- West Paducah Location within the state of Kentucky West Paducah West Paducah (the United States)
- Coordinates: 37°04′59″N 88°44′39″W﻿ / ﻿37.08306°N 88.74417°W
- Country: United States
- State: Kentucky
- County: McCracken County
- Elevation: 361 ft (110 m)
- Time zone: UTC-6 (Central (CST))
- • Summer (DST): UTC-5 (CDT)
- Zip: 42086
- Area codes: 270 & 364
- GNIS feature ID: 506464

= West Paducah, Kentucky =

Unincorporated community in Kentucky, United States

West Paducah is an unincorporated community in McCracken County, Kentucky, United States. Its elevation is 361 feet (110 m).

==History==
A mass shooting occurred at Heath High School in West Paducah on December 1, 1997. Fourteen-year-old Michael Carneal opened fire on a group of praying students, killing three and injuring five more.

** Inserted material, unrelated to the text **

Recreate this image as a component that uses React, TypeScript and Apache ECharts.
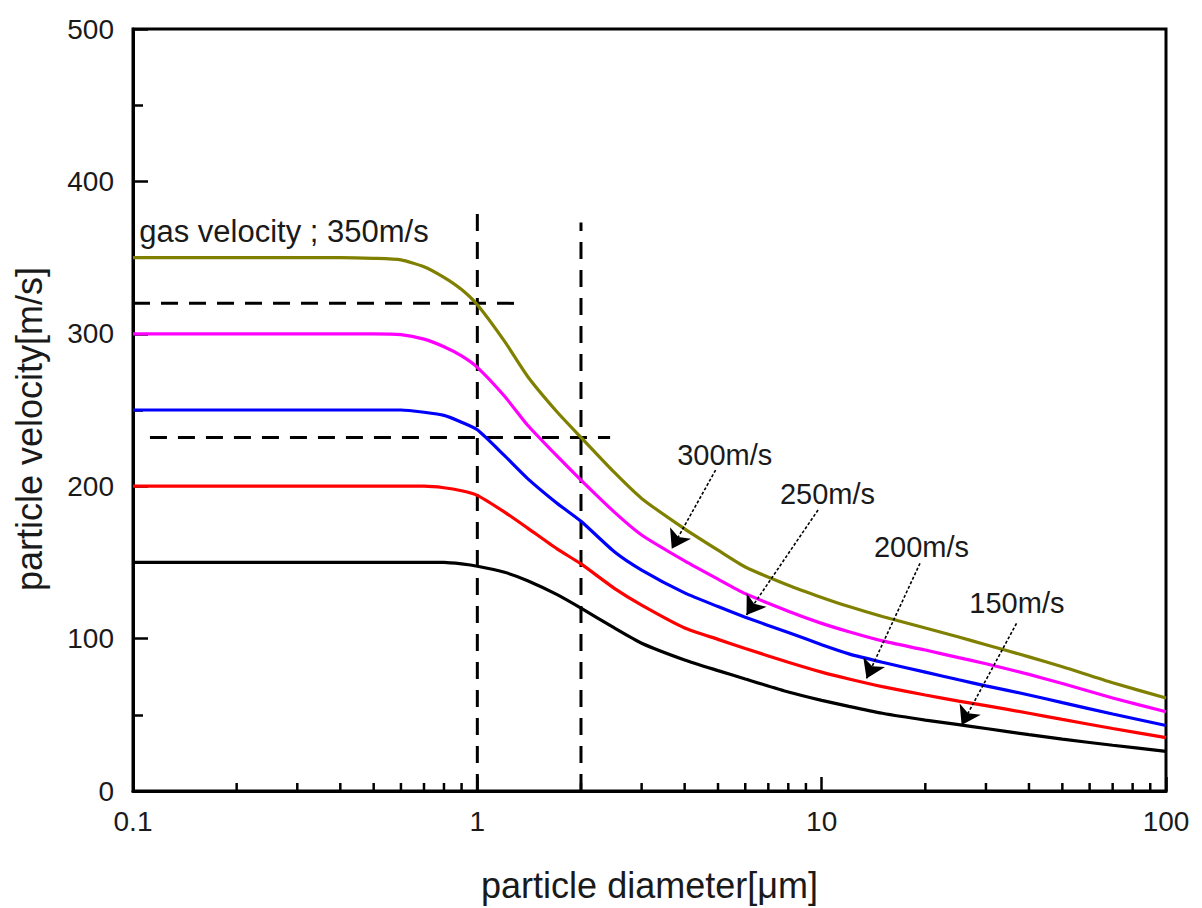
import React, { useEffect, useRef } from "react";
import * as echarts from "echarts";

// particle diameter [µm]
const diameters = [0.1, 0.2, 0.3, 0.4, 0.5, 0.6, 0.7, 0.8, 0.9, 1, 1.2, 1.4, 1.7, 2, 2.5, 3, 4, 5, 6, 8, 10, 12, 15, 20, 25, 30, 40, 50, 70, 100];

// particle velocity [m/s] per gas velocity
const v350 = [350, 350, 350, 350, 349.5, 348.5, 344, 337, 329, 319, 295, 272, 249, 232, 209, 192, 172, 158, 147, 135, 127, 121, 114.5, 107, 101, 96, 88, 81.5, 71, 61];
const v300 = [300, 300, 300, 300, 300, 299.5, 296.5, 291.5, 285.5, 278, 259, 240, 220, 204, 183, 168, 151, 139, 129.5, 118, 110, 104.5, 98.5, 92.5, 87.5, 83.5, 76.5, 70.5, 61, 52];
const v250 = [250, 250, 250, 250, 250, 250, 248.5, 246.5, 242, 237, 220, 205, 189, 177, 157, 145, 130, 121, 114, 104, 96, 90, 84.5, 78, 73, 69, 63, 58, 50.5, 43];
const v200 = [200, 200, 200, 200, 200, 200, 200, 199, 197, 194, 183, 172.5, 159, 149, 133, 122, 107, 99.5, 93.5, 84.5, 78, 73.5, 68.5, 63, 59, 56, 51, 47, 41, 35];
const v150 = [150, 150, 150, 150, 150, 150, 150, 150, 149, 147.5, 143.5, 138, 129, 120, 107, 97, 86, 79, 73.5, 65, 59.5, 55.5, 51, 46.5, 43.5, 41, 37, 34, 30, 26];

const seriesNames = ["350m/s", "300m/s", "250m/s", "200m/s", "150m/s"];
const seriesColors = ["#808000", "#ff00ff", "#0000ff", "#ff0000", "#000000"];

// dashed guide lines
const guideV1 = [[1, 0], [1, 380]];
const guideV2 = [[2, 0], [2, 373]];
const guideH320 = [[0.1, 320], [1.35, 320]];
const guideH232 = [[0.112, 232], [2.43, 232]];

// x-axis minor ticks
const xMinorTicks = [0.2, 0.3, 0.4, 0.5, 0.6, 0.7, 0.8, 0.9, 2, 3, 4, 5, 6, 7, 8, 9, 20, 30, 40, 50, 60, 70, 80, 90];
const xTickLabels = ["0.1", "1", "10", "100"];

// annotations
const arrowLabels = ["300m/s", "250m/s", "200m/s", "150m/s"];
const arrowLabelPos = [[5.23, 220.5], [10.4, 194.9], [19.5, 160.1], [36.9, 123.4]];
const arrowFrom = [[4.92, 210.6], [9.76, 184.4], [19.3, 149.4], [36.8, 110]];
const arrowTo = [[3.67, 159], [6.05, 115.5], [13.5, 73.9], [25.5, 43.3]];
const gasLabel = "gas velocity ; 350m/s";
const gasLabelPos = [0.1039, 366.8];

const FONT = "'Liberation Sans', Arial, sans-serif";

export default function App() {
  const ref = useRef<HTMLDivElement>(null);
  useEffect(() => {
    if (!ref.current) return;
    const chart = echarts.init(ref.current, null, { renderer: "svg" });
    const curves = [v350, v300, v250, v200, v150];
    const curveSeries = curves.map((vals, i) => ({
      type: "line",
      name: seriesNames[i],
      data: diameters.map((d, j) => [d, vals[j]]),
      showSymbol: false,
      smooth: 0.2,
      lineStyle: { color: seriesColors[i], width: 3.2 },
      z: 3,
    }));
    const guides = [guideV1, guideV2, guideH320, guideH232].map((g) => ({
      type: "line",
      data: g,
      showSymbol: false,
      lineStyle: { color: "#000", width: 3, type: [17, 11] },
      z: 2,
    }));
    const option: any = {
      animation: false,
      backgroundColor: "#fff",
      textStyle: { fontFamily: FONT },
      grid: {
        left: 133,
        right: 36,
        top: 29,
        bottom: 117,
        show: true,
        borderColor: "#000",
        borderWidth: 3,
      },
      xAxis: {
        type: "log",
        logBase: 10,
        min: 0.1,
        max: 100,
        name: "particle diameter[\u03bcm]",
        nameLocation: "middle",
        nameGap: 76,
        nameTextStyle: { fontSize: 36, color: "#1a1a1a", fontFamily: FONT },
        axisLine: { lineStyle: { color: "#000", width: 3 } },
        axisTick: { inside: true, length: 14, lineStyle: { color: "#000", width: 2.5 } },
        splitLine: { show: false },
        axisLabel: {
          fontSize: 28,
          color: "#1a1a1a",
          margin: 16,
          fontFamily: FONT,
          formatter: (v: number) => {
            const idx = Math.round(Math.log10(v)) + 1;
            return xTickLabels[idx] ?? String(v);
          },
        },
      },
      yAxis: {
        type: "value",
        min: 0,
        max: 500,
        interval: 100,
        name: "particle velocity[m/s]",
        nameLocation: "middle",
        nameGap: 86,
        nameTextStyle: { fontSize: 36, color: "#1a1a1a", fontFamily: FONT, padding: [0, 38, 0, 0] },
        axisLine: { show: true, lineStyle: { color: "#000", width: 3 } },
        axisTick: { show: true, inside: true, length: 15, lineStyle: { color: "#000", width: 2.5 } },
        minorTick: { show: true, splitNumber: 2, length: 10, lineStyle: { color: "#000", width: 2.5 } },
        splitLine: { show: false },
        axisLabel: { fontSize: 28, color: "#1a1a1a", margin: 19, fontFamily: FONT },
      },
      series: [
        ...guides,
        ...curveSeries,
        {
          type: "custom",
          data: xMinorTicks.map((x) => [x, 0]),
          clip: false,
          renderItem: (params: any, api: any) => {
            const p = api.coord([api.value(0), 0]);
            return {
              type: "line",
              shape: { x1: p[0], y1: p[1], x2: p[0], y2: p[1] - 8 },
              style: { stroke: "#000", lineWidth: 2.5 },
            };
          },
          z: 4,
        },
        {
          type: "line",
          data: [],
          silent: true,
          markLine: {
            silent: true,
            symbol: ["none", "arrow"],
            symbolSize: 18,
            label: { show: false },
            lineStyle: { color: "#000", width: 1.6, type: [3, 2] },
            data: arrowFrom.map((f, i) => [{ coord: f }, { coord: arrowTo[i] }]),
          },
          markPoint: {
            silent: true,
            symbol: "circle",
            symbolSize: 1,
            itemStyle: { color: "rgba(0,0,0,0)" },
            data: [
              ...arrowLabels.map((t, i) => ({
                coord: arrowLabelPos[i],
                label: {
                  show: true,
                  position: "inside",
                  formatter: t,
                  fontSize: 29,
                  color: "#1a1a1a",
                  fontFamily: FONT,
                },
              })),
              {
                coord: gasLabelPos,
                label: {
                  show: true,
                  position: "right",
                  distance: 0,
                  formatter: gasLabel,
                  fontSize: 31,
                  color: "#1a1a1a",
                  fontFamily: FONT,
                },
              },
            ],
          },
        },
      ],
    };
    chart.setOption(option);
    return () => chart.dispose();
  }, []);
  return (
    <div
      ref={ref}
      style={{ position: "absolute", left: 0, top: 0, width: 1202, height: 908 }}
    />
  );
}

==Government and infrastructure==
The United States Postal Service operates the West Paducah Post Office along U.S. Route 60.

West Paducah is also the location of National Weather Service forecast office that serves Paducah and its surrounding area.

==Education==
McCracken County Public Schools operates public schools. Schools include Heath Elementary School, Heath Middle School, and
Heath High School.

==Notable natives==
- Julian Carroll, Governor of Kentucky

==Climate==
The climate in this area is characterized by hot, humid summers and generally mild to cool winters. According to the Köppen Climate Classification system, West Paducah has a humid subtropical climate, abbreviated "Cfa" on climate maps.